* **Instructions to follow**: Look through the listing and locate every line containing the word "chart"; copy those lines.

* **Dataset extract**:

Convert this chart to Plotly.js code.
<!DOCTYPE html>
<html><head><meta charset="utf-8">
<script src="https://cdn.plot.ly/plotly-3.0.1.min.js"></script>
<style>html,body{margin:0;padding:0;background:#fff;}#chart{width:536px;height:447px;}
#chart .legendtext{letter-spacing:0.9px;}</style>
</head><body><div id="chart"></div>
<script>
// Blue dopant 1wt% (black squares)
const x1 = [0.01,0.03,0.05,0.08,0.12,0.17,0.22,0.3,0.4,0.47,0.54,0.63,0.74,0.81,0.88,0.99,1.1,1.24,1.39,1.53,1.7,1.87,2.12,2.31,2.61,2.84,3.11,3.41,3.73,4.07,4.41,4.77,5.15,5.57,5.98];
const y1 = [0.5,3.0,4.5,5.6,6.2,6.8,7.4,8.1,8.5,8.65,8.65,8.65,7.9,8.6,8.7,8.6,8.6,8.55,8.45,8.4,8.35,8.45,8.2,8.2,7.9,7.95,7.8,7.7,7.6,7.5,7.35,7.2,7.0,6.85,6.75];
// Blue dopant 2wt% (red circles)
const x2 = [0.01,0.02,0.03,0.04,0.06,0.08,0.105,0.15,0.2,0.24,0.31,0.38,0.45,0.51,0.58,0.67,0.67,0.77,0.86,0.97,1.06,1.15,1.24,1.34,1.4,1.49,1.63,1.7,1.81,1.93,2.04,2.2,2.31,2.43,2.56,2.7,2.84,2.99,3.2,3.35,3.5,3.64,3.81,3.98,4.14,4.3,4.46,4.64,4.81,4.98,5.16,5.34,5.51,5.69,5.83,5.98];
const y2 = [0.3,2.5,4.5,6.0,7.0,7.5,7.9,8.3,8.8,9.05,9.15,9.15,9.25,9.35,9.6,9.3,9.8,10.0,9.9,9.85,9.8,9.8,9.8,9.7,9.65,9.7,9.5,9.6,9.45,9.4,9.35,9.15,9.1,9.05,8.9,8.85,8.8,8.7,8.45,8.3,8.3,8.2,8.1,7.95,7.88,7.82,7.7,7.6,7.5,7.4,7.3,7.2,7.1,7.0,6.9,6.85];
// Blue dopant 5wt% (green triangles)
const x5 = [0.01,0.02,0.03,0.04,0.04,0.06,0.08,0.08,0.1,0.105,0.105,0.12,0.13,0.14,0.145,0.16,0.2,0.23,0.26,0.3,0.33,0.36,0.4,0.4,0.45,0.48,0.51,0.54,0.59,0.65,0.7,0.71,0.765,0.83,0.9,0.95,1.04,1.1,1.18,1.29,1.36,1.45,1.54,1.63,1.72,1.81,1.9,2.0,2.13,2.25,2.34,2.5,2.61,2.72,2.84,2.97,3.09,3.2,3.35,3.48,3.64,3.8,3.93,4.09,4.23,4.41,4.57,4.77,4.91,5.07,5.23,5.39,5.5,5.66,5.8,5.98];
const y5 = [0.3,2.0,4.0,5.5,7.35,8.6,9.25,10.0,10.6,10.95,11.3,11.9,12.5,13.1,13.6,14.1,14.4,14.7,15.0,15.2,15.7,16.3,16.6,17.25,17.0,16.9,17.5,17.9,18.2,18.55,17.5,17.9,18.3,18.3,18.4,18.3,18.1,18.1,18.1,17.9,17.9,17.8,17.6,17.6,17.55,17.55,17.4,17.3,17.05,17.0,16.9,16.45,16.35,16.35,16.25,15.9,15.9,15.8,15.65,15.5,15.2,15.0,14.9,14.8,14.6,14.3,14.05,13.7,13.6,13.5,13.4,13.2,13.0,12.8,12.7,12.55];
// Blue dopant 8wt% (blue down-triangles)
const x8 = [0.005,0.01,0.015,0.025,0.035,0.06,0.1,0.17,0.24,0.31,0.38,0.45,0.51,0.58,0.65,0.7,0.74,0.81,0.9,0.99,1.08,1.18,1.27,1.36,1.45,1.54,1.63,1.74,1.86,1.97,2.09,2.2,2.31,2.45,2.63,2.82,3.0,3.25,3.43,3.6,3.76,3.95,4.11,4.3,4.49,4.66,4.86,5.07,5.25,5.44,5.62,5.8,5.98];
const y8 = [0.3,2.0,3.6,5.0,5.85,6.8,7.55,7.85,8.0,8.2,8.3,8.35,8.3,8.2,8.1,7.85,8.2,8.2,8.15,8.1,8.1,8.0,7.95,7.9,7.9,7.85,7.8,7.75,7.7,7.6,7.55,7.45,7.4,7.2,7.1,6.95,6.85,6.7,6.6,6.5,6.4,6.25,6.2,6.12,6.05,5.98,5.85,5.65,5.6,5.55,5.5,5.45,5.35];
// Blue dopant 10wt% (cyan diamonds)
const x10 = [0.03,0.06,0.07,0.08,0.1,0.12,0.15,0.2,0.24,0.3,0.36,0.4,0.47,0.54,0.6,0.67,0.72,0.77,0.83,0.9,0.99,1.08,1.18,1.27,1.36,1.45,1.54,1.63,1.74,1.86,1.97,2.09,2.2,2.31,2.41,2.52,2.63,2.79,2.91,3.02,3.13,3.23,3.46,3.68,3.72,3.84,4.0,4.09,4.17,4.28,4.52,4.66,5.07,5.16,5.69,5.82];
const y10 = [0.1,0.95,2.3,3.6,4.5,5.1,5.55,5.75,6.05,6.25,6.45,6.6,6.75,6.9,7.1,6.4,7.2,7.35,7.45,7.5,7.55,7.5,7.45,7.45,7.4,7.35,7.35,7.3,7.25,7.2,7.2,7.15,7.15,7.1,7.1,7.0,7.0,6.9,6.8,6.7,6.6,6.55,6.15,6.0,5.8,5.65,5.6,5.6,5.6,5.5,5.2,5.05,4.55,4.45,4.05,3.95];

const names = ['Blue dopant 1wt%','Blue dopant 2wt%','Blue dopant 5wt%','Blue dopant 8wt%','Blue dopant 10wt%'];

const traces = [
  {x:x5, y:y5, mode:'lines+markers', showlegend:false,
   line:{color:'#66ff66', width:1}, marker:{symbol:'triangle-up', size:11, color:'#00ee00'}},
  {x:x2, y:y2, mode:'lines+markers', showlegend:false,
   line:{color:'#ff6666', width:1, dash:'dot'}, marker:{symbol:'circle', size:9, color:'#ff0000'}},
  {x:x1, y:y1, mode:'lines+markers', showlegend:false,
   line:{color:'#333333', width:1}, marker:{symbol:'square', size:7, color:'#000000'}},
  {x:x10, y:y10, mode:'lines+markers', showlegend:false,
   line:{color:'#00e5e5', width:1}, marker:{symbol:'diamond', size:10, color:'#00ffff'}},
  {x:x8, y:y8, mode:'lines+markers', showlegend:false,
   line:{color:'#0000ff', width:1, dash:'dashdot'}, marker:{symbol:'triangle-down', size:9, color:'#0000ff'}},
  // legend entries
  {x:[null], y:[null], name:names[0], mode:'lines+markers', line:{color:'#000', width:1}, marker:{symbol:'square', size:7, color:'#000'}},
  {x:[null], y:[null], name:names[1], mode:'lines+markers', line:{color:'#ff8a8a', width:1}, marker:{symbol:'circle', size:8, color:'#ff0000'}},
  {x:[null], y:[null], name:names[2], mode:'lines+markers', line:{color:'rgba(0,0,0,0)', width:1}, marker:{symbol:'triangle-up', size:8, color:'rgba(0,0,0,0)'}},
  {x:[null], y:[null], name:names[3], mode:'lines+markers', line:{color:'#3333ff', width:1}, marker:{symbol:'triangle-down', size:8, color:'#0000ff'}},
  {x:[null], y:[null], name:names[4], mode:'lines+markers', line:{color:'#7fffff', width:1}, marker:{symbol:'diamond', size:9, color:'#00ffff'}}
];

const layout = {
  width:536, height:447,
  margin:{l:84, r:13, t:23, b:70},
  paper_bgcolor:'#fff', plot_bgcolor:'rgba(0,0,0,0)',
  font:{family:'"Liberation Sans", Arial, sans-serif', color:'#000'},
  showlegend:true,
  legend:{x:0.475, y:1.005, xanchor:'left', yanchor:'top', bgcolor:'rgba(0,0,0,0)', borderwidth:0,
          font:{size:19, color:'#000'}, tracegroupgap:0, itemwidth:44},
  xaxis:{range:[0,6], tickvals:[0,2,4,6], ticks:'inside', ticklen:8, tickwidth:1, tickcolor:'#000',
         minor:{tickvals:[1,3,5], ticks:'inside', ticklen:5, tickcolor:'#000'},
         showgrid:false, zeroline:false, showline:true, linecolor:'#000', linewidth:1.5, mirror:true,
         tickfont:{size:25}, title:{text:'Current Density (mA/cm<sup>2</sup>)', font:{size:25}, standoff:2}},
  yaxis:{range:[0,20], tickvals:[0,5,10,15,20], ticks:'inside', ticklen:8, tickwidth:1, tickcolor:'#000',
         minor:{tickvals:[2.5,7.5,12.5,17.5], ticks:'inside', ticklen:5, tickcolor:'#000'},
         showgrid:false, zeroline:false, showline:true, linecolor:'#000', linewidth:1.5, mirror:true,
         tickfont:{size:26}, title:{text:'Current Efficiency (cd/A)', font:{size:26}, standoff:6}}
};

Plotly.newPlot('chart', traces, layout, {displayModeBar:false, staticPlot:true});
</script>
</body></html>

* **Exercise answer**:
Convert this chart to Plotly.js code.
<style>html,body{margin:0;padding:0;background:#fff;}#chart{width:536px;height:447px;}
#chart .legendtext{letter-spacing:0.9px;}</style>
</head><body><div id="chart"></div>
Plotly.newPlot('chart', traces, layout, {displayModeBar:false, staticPlot:true});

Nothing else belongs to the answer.